Village of Amityville, Suffolk County
The Village of Amityville in Suffolk County is receiving $483,450. The Village’s clean-up costs accounted for the removal, transportation, storage, reduction, and disposal of about 2,300 tons of construction and demolition debris and about 1,300 tons of vegetative debris consisting of downed trees, limbs and root balls. Strong winds, along with the tidal surge, produced construction and demolition debris consisting of exterior and interior damages, all of which were brought to the village right-of-way for removal. Costs for debris removal included municipal labor and contractors overtime incurred that utilized its force account equipment. The Village also used rented equipment, with operator, to assist in the debris collection. The construction and demolition debris was moved to a temporary site. The vegetative debris was also moved to a temporary debris reduction site. Contractors were hired to collect debris from the Village streets and haul the debris to final disposal sites.
Senator Charles J. Fuschillo, Jr. said, “Superstorm Sandy caused tremendous devastation and destruction in the Village of Amityville, leaving thousands of tons of debris in its wake. The Village spent substantial resources to remove this debris so that residents and businesses could start recovering and rebuilding as quickly as possible. This reimbursement funding will greatly benefit the Village of Amityville and deliver much needed support for its ongoing restoration efforts.”

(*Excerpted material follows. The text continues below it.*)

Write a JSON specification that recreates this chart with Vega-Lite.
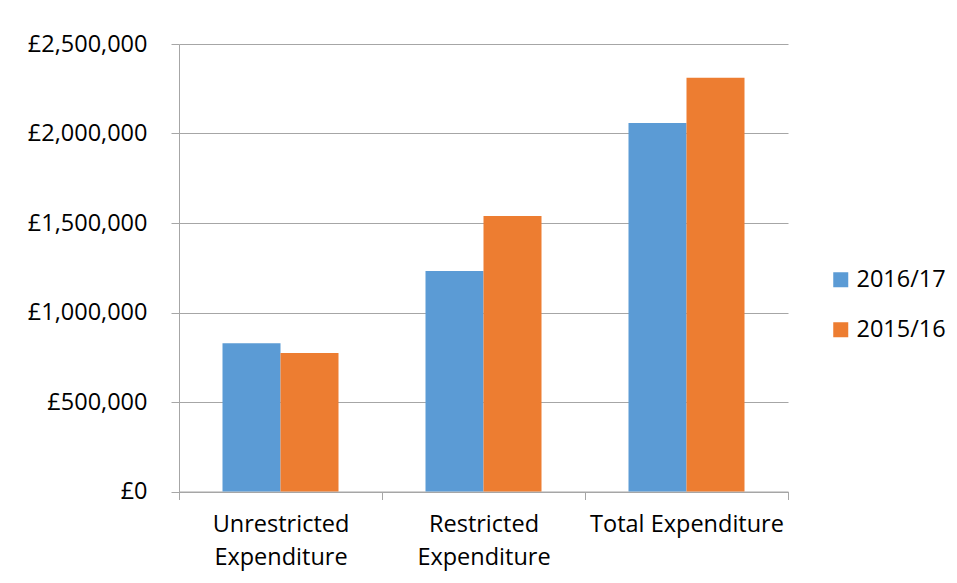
{
  "$schema": "https://vega.github.io/schema/vega-lite/v6.json",
  "autosize": {"type": "none"},
  "padding": {"left": 179, "top": 44, "right": 169, "bottom": 91.5},
  "width": 609,
  "height": 447.5,
  "background": "white",
  "config": {
    "font": "Open Sans",
    "view": {"stroke": null},
    "axis": {"labelFont": "Open Sans", "labelColor": "#000000", "domainColor": "#A6A6A6", "tickColor": "#A6A6A6", "gridColor": "#A6A6A6", "domainWidth": 1, "tickWidth": 1, "gridWidth": 1}
  },
  "data": {
    "values": [
      {"category": "Unrestricted|Expenditure", "year": "2016/17", "amount": 828000},
      {"category": "Unrestricted|Expenditure", "year": "2015/16", "amount": 774000},
      {"category": "Restricted|Expenditure", "year": "2016/17", "amount": 1232000},
      {"category": "Restricted|Expenditure", "year": "2015/16", "amount": 1539000},
      {"category": "Total Expenditure", "year": "2016/17", "amount": 2059000},
      {"category": "Total Expenditure", "year": "2015/16", "amount": 2312000}
    ]
  },
  "mark": {"type": "bar"},
  "encoding": {
    "x": {
      "field": "category",
      "type": "nominal",
      "sort": null,
      "scale": {"paddingInner": 0, "paddingOuter": 0},
      "axis": {
        "title": null,
        "labelAngle": 0,
        "labelFontSize": 23.5,
        "labelLineHeight": 33,
        "labelPadding": 13,
        "labelBaseline": "top",
        "labelLimit": 400,
        "labelExpr": "datum.value ? split(datum.value, '|') : ''",
        "tickBand": "extent",
        "tickSize": 8,
        "grid": false
      }
    },
    "xOffset": {
      "field": "year",
      "type": "nominal",
      "sort": ["2016/17", "2015/16"],
      "scale": {"paddingInner": 0, "paddingOuter": 0.75}
    },
    "y": {
      "field": "amount",
      "type": "quantitative",
      "scale": {"domain": [0, 2500000], "nice": false},
      "axis": {
        "title": null,
        "values": [0, 500000, 1000000, 1500000, 2000000, 2500000],
        "labelExpr": "'£' + format(datum.value, ',')",
        "labelFontSize": 23.5,
        "tickSize": 8,
        "labelPadding": 24,
        "grid": true
      }
    },
    "color": {
      "field": "year",
      "type": "nominal",
      "sort": ["2016/17", "2015/16"],
      "scale": {"domain": ["2016/17", "2015/16"], "range": ["#5B9BD5", "#ED7D31"]},
      "legend": {
        "title": null,
        "orient": "none",
        "legendX": 650,
        "legendY": 224,
        "padding": 0,
        "symbolType": "square",
        "symbolSize": 225,
        "symbolStrokeWidth": 0,
        "labelFont": "Open Sans",
        "labelFontSize": 23.5,
        "labelColor": "#000000",
        "labelOffset": 4,
        "rowPadding": 25
      }
    }
  }
}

Assemblyman Robert K. Sweeney said, “The initial cleanup after Superstorm Sandy was an immense effort that required all hands on deck. Amityville was able to count on local volunteers, civic organizations and dedicated public servants, including Governor Cuomo, during the storm. The governor is continuing to deliver by making sure our local government receives the federal aid it needs to cope with the costs of cleanup.